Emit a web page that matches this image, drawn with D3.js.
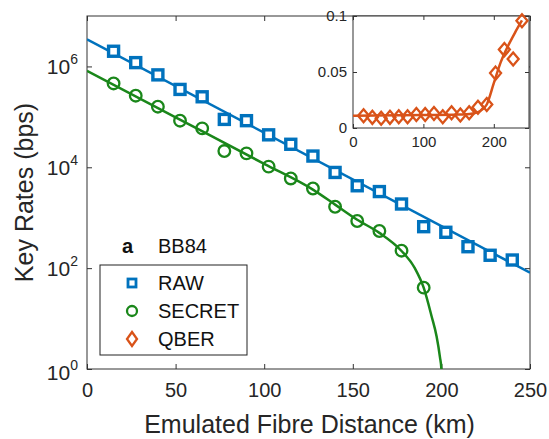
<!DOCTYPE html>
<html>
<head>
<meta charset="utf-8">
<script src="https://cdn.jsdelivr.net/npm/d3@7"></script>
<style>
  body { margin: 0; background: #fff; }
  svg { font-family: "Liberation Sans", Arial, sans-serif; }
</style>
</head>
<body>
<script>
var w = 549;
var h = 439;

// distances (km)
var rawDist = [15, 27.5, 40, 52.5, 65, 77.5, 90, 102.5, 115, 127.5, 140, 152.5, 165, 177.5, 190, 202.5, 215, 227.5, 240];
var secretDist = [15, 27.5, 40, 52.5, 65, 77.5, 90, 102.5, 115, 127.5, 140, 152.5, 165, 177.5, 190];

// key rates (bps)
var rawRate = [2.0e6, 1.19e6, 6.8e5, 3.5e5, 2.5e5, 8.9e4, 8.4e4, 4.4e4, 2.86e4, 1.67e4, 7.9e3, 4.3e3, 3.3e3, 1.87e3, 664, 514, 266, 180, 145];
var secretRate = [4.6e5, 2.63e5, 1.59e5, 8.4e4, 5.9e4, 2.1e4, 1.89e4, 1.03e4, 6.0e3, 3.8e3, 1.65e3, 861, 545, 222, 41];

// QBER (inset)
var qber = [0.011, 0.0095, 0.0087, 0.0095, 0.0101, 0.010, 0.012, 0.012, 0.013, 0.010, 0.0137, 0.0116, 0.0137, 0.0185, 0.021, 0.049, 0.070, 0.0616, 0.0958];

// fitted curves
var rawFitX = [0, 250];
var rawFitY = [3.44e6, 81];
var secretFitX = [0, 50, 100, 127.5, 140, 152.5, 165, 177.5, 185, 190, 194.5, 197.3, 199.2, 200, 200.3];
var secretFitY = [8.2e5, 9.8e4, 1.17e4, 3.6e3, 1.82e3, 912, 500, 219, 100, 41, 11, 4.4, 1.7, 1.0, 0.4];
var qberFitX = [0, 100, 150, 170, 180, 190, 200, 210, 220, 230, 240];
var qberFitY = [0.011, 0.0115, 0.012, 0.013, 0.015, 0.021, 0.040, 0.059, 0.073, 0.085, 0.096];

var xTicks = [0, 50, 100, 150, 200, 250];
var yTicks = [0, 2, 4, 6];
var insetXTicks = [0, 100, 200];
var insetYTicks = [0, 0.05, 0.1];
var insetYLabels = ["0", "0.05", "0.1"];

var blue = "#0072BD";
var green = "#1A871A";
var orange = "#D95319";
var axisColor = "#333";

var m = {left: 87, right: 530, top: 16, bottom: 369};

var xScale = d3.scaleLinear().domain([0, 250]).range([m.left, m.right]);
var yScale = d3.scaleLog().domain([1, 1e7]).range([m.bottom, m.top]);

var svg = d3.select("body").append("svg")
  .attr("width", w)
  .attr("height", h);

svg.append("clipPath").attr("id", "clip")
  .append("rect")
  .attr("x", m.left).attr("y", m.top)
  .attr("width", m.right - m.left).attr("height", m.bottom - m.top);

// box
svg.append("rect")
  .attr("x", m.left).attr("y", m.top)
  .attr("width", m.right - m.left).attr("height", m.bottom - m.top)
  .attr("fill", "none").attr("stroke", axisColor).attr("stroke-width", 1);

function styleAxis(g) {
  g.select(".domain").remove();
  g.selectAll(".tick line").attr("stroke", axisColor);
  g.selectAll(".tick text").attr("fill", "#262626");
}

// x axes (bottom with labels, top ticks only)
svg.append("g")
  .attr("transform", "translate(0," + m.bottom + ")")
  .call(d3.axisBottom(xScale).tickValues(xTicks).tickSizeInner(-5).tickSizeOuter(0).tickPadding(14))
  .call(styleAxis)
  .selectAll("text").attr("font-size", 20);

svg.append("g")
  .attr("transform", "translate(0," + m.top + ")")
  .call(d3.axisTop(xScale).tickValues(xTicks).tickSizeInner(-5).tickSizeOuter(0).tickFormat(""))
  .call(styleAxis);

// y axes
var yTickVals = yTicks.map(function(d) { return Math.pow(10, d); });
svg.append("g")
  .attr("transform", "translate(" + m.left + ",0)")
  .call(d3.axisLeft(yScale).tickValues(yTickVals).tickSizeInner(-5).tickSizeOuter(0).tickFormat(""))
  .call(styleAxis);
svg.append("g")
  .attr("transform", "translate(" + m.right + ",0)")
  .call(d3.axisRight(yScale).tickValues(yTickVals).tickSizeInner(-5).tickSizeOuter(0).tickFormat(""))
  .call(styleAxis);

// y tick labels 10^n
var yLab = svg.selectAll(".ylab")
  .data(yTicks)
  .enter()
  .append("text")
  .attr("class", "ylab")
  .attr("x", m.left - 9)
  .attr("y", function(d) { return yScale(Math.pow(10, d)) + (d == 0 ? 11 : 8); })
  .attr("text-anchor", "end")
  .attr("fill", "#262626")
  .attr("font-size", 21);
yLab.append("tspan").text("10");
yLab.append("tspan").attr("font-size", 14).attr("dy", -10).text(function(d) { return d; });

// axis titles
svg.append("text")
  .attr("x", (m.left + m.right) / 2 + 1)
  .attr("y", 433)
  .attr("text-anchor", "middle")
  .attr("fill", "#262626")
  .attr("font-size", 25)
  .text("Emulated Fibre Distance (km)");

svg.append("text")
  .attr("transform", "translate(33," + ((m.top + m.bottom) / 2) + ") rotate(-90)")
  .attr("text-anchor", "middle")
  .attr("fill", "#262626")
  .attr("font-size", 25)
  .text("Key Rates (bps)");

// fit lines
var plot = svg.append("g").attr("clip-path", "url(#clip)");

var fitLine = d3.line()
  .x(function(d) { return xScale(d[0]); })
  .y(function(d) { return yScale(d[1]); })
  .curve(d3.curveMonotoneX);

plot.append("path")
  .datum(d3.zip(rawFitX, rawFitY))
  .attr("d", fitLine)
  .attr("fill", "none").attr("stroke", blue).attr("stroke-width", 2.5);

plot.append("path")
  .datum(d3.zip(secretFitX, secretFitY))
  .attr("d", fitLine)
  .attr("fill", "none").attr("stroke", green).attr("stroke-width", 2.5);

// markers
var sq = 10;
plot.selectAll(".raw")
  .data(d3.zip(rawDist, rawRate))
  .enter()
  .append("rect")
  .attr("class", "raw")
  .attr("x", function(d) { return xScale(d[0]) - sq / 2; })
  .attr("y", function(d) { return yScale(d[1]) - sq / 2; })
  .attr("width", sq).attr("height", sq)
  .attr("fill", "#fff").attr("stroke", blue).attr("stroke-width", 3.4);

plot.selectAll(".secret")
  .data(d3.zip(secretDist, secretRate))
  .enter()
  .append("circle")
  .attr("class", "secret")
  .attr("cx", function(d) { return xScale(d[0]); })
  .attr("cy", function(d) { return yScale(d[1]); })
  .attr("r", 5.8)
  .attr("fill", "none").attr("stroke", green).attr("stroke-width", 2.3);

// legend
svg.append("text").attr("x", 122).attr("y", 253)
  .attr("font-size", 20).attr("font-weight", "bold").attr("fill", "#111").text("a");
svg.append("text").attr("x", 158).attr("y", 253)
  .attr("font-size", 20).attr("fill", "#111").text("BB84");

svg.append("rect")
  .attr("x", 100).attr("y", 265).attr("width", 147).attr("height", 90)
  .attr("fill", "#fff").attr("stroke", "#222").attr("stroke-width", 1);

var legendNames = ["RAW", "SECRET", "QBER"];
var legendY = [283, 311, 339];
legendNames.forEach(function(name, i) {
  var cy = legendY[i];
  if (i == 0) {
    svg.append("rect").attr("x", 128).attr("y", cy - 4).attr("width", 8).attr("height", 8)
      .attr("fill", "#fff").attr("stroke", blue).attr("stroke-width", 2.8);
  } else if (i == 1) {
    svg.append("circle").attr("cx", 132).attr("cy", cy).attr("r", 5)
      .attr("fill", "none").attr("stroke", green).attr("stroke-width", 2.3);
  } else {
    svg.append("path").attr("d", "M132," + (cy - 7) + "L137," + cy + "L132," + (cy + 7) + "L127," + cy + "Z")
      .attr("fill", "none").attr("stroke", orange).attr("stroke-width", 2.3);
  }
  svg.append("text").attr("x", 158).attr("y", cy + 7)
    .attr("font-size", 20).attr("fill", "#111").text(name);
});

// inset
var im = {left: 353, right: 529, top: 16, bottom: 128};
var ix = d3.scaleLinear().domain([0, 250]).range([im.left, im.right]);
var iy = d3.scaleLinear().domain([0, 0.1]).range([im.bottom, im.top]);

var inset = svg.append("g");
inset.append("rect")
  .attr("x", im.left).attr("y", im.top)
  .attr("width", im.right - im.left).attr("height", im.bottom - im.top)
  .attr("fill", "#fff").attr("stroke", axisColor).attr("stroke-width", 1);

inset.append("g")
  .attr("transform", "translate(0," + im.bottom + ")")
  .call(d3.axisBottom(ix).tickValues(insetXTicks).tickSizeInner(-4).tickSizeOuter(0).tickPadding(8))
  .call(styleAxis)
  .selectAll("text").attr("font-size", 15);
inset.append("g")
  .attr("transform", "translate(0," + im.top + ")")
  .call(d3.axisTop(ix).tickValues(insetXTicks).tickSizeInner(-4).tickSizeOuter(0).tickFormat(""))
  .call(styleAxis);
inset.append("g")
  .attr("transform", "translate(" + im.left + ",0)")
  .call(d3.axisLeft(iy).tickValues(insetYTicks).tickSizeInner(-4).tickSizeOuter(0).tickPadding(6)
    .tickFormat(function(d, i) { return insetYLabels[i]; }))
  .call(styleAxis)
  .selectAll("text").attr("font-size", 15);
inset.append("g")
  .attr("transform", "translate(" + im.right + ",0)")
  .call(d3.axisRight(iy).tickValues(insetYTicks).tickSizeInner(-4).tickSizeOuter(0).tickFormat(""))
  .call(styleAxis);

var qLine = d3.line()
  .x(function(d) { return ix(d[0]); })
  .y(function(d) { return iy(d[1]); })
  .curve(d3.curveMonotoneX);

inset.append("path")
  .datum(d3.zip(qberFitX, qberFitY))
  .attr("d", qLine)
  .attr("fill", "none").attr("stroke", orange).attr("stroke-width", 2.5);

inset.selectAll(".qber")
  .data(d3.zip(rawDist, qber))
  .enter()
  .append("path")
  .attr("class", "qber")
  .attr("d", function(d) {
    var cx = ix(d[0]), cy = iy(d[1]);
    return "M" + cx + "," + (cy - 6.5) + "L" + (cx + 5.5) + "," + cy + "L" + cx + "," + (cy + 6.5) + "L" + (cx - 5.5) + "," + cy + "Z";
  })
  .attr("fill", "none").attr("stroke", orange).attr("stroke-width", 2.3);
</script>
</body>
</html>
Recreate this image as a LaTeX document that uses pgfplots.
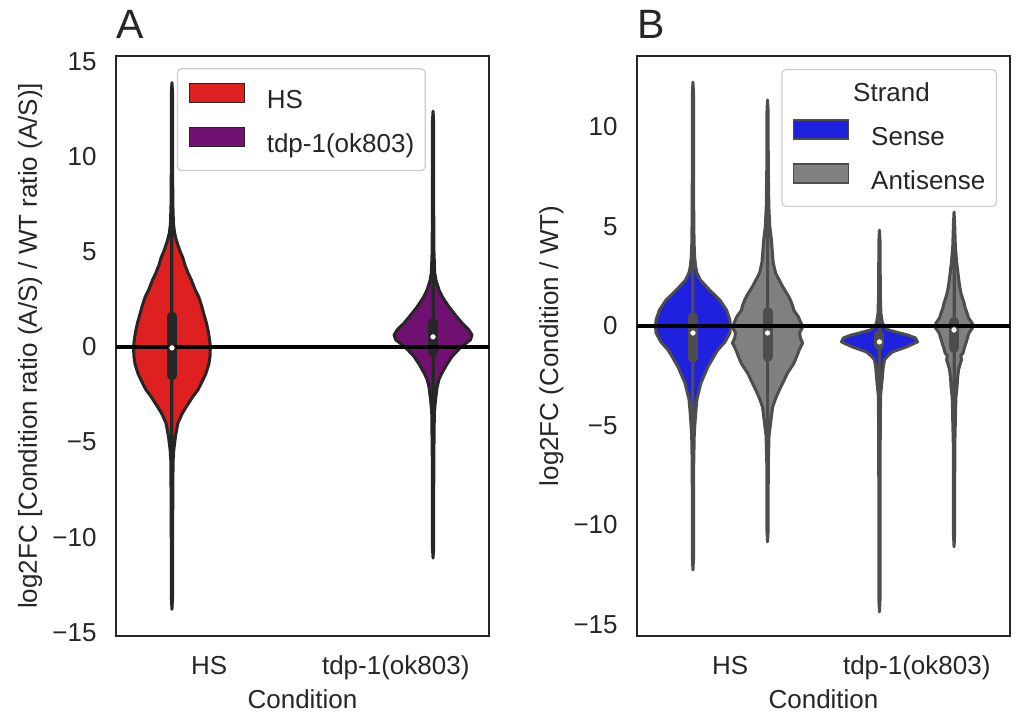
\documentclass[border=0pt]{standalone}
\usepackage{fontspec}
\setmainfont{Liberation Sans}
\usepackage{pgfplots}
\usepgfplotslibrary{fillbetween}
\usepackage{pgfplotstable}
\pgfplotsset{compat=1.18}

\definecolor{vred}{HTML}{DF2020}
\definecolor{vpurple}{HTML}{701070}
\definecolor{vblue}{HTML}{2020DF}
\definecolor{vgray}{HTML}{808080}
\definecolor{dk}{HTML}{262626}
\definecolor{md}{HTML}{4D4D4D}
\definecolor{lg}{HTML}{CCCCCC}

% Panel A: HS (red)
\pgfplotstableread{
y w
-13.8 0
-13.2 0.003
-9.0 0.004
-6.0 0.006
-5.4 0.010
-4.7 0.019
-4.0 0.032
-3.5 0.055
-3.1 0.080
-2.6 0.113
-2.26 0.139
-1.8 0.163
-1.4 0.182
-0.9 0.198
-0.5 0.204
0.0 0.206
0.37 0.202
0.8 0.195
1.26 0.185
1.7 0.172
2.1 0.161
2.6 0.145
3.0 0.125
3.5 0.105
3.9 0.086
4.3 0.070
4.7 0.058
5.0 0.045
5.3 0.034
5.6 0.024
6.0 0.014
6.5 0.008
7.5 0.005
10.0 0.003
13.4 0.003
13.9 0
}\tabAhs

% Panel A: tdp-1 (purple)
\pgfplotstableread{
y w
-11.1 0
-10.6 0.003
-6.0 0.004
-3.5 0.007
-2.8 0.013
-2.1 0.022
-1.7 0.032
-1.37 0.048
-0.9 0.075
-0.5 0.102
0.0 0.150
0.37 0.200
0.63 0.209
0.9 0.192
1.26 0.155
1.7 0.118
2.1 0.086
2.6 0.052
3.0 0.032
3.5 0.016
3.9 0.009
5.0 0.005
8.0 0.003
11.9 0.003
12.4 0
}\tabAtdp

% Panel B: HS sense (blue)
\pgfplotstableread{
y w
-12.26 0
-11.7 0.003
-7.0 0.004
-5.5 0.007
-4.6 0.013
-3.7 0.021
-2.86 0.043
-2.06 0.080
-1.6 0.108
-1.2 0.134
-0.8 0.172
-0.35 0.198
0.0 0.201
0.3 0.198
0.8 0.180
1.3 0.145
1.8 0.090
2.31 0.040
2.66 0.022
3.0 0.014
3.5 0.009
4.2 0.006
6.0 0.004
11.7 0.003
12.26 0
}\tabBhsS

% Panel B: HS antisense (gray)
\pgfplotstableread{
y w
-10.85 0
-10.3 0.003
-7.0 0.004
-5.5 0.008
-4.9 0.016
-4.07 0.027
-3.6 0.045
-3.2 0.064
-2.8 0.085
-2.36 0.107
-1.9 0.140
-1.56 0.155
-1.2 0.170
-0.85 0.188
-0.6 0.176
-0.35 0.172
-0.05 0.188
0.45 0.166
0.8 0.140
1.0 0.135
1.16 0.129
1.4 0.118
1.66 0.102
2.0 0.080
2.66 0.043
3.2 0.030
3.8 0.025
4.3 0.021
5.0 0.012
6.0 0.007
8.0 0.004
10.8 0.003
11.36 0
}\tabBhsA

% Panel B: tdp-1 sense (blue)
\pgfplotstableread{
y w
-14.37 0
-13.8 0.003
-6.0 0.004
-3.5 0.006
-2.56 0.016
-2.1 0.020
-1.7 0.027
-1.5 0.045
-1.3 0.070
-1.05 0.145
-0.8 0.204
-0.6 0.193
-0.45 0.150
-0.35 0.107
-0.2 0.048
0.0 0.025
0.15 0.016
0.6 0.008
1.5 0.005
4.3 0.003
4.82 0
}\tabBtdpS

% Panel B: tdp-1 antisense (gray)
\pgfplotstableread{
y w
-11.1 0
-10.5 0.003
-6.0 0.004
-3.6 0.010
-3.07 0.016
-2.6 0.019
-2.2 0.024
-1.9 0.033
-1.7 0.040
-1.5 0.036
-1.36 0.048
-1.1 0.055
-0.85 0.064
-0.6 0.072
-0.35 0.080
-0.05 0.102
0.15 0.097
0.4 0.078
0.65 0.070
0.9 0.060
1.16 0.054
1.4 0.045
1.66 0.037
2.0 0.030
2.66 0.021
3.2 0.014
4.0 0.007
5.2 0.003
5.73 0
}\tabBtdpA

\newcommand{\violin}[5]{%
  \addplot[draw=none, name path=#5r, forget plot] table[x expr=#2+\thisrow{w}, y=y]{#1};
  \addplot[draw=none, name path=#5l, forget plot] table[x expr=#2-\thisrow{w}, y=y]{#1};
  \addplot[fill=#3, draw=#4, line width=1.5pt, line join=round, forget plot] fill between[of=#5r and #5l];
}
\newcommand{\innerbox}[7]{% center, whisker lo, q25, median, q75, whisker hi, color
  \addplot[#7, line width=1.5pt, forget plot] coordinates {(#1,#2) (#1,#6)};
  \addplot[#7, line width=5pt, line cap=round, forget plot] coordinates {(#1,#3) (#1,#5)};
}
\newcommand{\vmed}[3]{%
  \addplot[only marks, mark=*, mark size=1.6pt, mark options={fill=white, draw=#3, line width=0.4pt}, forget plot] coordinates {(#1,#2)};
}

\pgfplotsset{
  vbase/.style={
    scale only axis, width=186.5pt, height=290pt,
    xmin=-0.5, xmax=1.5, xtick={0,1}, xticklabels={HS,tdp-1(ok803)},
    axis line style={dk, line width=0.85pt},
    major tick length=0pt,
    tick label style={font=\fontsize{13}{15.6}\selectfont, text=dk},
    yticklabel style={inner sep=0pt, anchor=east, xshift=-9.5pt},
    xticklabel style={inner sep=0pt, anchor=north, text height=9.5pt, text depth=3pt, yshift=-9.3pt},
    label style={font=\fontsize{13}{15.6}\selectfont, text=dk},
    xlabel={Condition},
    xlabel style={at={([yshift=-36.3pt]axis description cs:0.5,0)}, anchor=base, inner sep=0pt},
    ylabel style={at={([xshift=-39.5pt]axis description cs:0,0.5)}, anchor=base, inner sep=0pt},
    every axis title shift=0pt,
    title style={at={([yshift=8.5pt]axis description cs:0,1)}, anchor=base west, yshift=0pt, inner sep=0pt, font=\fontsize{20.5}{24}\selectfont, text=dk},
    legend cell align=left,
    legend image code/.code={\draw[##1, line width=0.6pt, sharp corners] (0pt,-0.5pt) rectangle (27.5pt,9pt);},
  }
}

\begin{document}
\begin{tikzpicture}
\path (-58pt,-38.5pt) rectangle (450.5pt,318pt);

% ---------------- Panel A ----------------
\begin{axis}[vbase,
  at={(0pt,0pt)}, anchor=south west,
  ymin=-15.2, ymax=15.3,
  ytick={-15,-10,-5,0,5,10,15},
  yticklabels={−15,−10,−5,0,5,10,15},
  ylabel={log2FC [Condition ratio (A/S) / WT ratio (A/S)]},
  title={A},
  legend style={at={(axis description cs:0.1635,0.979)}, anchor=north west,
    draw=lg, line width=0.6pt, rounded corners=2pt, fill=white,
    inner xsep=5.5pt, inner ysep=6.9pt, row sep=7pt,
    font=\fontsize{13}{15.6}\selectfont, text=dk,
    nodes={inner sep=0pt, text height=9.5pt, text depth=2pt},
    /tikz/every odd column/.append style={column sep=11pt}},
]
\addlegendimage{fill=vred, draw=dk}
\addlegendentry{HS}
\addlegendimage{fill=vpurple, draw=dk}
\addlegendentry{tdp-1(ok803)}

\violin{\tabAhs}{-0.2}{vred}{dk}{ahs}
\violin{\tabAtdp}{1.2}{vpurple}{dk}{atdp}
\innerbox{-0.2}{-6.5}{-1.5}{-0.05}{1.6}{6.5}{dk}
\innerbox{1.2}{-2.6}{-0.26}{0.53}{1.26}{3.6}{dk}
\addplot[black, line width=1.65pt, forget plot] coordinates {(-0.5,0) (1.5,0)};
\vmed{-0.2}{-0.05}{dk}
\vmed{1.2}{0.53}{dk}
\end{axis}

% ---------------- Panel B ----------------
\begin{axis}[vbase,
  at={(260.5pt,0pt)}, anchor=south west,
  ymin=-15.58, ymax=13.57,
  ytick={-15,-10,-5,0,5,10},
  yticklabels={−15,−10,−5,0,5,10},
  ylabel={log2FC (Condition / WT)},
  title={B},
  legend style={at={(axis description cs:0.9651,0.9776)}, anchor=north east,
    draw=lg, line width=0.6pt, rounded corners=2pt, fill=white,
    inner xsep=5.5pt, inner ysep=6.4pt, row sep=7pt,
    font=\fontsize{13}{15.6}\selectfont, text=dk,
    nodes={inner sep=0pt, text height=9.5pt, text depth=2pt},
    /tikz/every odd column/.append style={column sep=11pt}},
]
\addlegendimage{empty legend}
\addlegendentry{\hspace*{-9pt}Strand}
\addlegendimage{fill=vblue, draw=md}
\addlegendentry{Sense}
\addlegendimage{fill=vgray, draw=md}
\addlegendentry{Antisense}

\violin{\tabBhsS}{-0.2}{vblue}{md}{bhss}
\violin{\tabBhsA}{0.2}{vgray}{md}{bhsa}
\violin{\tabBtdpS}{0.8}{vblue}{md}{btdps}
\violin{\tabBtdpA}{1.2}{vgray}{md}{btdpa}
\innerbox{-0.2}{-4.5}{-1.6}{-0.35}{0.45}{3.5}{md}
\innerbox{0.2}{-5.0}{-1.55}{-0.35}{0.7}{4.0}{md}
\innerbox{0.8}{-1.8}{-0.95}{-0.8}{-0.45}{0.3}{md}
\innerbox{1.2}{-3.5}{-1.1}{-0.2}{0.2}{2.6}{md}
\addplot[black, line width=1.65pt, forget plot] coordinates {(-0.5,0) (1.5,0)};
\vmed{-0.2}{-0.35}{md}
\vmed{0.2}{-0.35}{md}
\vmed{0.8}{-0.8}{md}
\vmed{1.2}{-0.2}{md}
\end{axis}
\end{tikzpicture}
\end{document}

-------

EXERCISE TASK >> Up to and including the line that contains "165, 177.5, 190];", print the records above exactly from their first line, without any pictures.

REPLY TO THE EXERCISE >>
Emit a web page that matches this image, drawn with D3.js.
<!DOCTYPE html>
<html>
<head>
<meta charset="utf-8">
<script src="https://cdn.jsdelivr.net/npm/d3@7"></script>
<style>
  body { margin: 0; background: #fff; }
  svg { font-family: "Liberation Sans", Arial, sans-serif; }
</style>
</head>
<body>
<script>
var w = 549;
var h = 439;

// distances (km)
var rawDist = [15, 27.5, 40, 52.5, 65, 77.5, 90, 102.5, 115, 127.5, 140, 152.5, 165, 177.5, 190, 202.5, 215, 227.5, 240];
var secretDist = [15, 27.5, 40, 52.5, 65, 77.5, 90, 102.5, 115, 127.5, 140, 152.5, 165, 177.5, 190];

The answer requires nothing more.